In the thought experiment, time has frozen for us. We get to think about everything we could do, with perfect foresight. Our choice is presented to us as an instantaneous, freely-willed moment in time. Yet we are hardly ever so decisive or rational. The man standing in front of the train switch knows what his options are and how to take them. The man writing these words—probably just like the man or woman reading them—is not so clever. He does things irrationally, reflexively, unthinkingly, and arbitrarily, even when he should know better.
Let’s suppose there is a right choice in the Trolley Problem. Someone who instantly recognises this and hurries to push the fat man to his death—remarking that he has studied this exact scenario in his philosophy class—is still likely to raise our suspicions. Even if his outcome was the best outcome possible, the manner in which it was formed was wrong. A dilemma calls for a particular kind of attention to the situation, one filled with doubt and hesitation, not the callous assurance of moral certitude. Someone who behaved with this degree of confidence in his moral dilemmas would tend towards brashness in future dilemmas. He would be more likely to settle them in an equally blasé manner, rejecting the reflection and humbleness necessary to form and refine his moral personality.
And while the thought experiment presents us with all possible avenues of action, and merely bids us to choose one, a real person is just as likely to fail to do anything. All sorts of emotions—fear, anxiety, embarrassment—may stop him from seeing the situation clearly enough to do anything about it. Even if he knows what he must do, a petrification of the will or a weakness of the body may leave him helpless to attempt it and succeed.
Both cases—the man who rushes to solve the problem and the man who freezes before he can solve the problem—encompass their own kind of moral failure. While we can think about these failures in terms of actions or choices either taken or not taken, their true depth can only be located in the inner character of the person who failed.

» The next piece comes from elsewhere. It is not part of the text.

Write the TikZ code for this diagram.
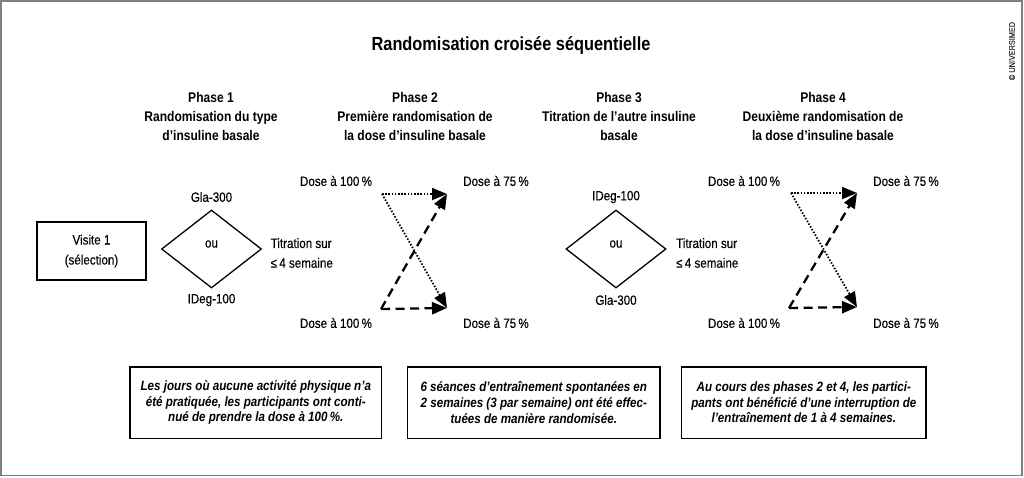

In the first case the person focuses on the wrong thing. His attention is directed towards the solution of the dilemma, not the succour of his fellow human being. Though he correctly enunciates the value of the lives of the five people, and acts in time to save them, this is only made possible by diminishing the life of the one who must die.
In the second case the person is unable to cope with the situation and becomes overwhelmed by it. He struggles to think on his feet. Or, if he figures out what he should do, he remains helpless because of a lack of strength or a weakness of the will. His cowardice prevents him from doing what he believes to be the right thing.
How we respond to a moral dilemma is not only a function of our rationality. It is a commingling of will and reason and other psychological factors all inseparably mixed up inside our body. Identifying what we are to do is often not, by itself, enough to grant us the strength to do it. At the moment of choice, we are not weightless, untethered wills, ever ready to spring towards justice. We are always situated with respect to our personality, to our inclinations, to our place in the world. We look on every dilemma from that particular vantage point.
This is the picture suggested by Iris Murdoch in her essay The Idea of Perfection. Responding to earlier moral philosophers, such as R. M. Hare and Stuart Hampton, she argues against the view of moral life as one of movements (of intentions, decisions, and actions):
Man is not a combination of an impersonal rational thinker and a personal will. He is a unified being who sees, and who desires in accordance with what he sees, and who has some continual slight control over the direction and focus of his vision.2
Her metaphor of seeing suggests that we can only obtain the outcomes we have primed ourselves to see. If we look at the fat man only as a means to an end, we will become unable to feel the horror of having to fling him to his death. On the other hand, if we refuse to push him only because some obscure moral code tells us so, then we shall always manage to find, in any dilemma, some excuse why we ought not to do anything. If we can only ever see a dangerous situation with regard to our own safety, we will never obtain the courage to help others when they most need it.
Murdoch encourages us to think of morality as a way of seeing to defend the idea of moral progress. Morality is not, she continues, just about making the right decisions at the right moments. It is the development of a moral personality which at all times both restrains and directs our will. Moral progress, then, consists of coming to see things around us more clearly, with attention to the proper relations between them:
I can only choose within the world I can see, in the moral sense of ‘see’ which implies that clear vision is a result of moral imagination and moral effort. . . if we consider what the work of attention is like, how continuously it goes on, and how imperceptibly it builds up structures of value round about us, we shall not be surprised that at crucial moments of choice most of the business of choosing is already over.3
Ted Chiang approaches something similar in his short story Anxiety Is the Dizziness of Freedom. A new technological gadget allows people to peek into parallel universes, so they can see what differences their actions made. Dana is haunted by this infinity of choice. What if every action she tries to take eventually leads to some worse universe?
She abandons the idea of moral choice as some kind of decision-making procedure. Instead, she finds comfort in the idea of moral progress, the belief that she may shape herself into someone better:
None of us are saints, but we can all try to be better. Each time you do something generous, you're shaping yourself into someone who's more likely to be generous next time, and that matters. And it's not just your behaviour in this branch that you’re changing: you're inoculating all the versions of you that split off in the future. By becoming a better person, you’re ensuring that more and more of the branches that split off from this point forward are populated by better versions of you.4
Is there a right answer to the Trolley Problem? We can certainly compare different outcomes. But how we look at and reflect on the dilemma is just as important as what we finally decide to do. This is what the thought experiment format simply cannot capture
Throw the lever, don’t throw the lever. Kill the fat man, don’t kill him. Whatever the choice we make, doubt and guilt would surely follow. This is a good thing. It is a reminder that we cannot obtain all the answers we should wish to have. Doing the right thing is not just a matter of making the right choices. It is a constant striving to see things more clearly. It is a careful attention to how we exist, a calibration of our sense of goodness and justice based on their fleeting glimpses which brighten our world.
Daniel Dennett, Consciousness Explained. Back Bay Books (1991). p. 397. Dennett doesn’t always use the word in a pejorative sense. After all, we need rhetorical and pedagogical devices.
Iris Murdoch, The Idea of Perfection. First published in the Yale Review (1964). Later published in The Sovereignty of Good by Routledge & Kegan Paul (1970). Quote from p. 39 from the version by Routledge (2014).
ibid 35-6.
Ted Chiang, Extinction. Vintage Books (2019). p. 329.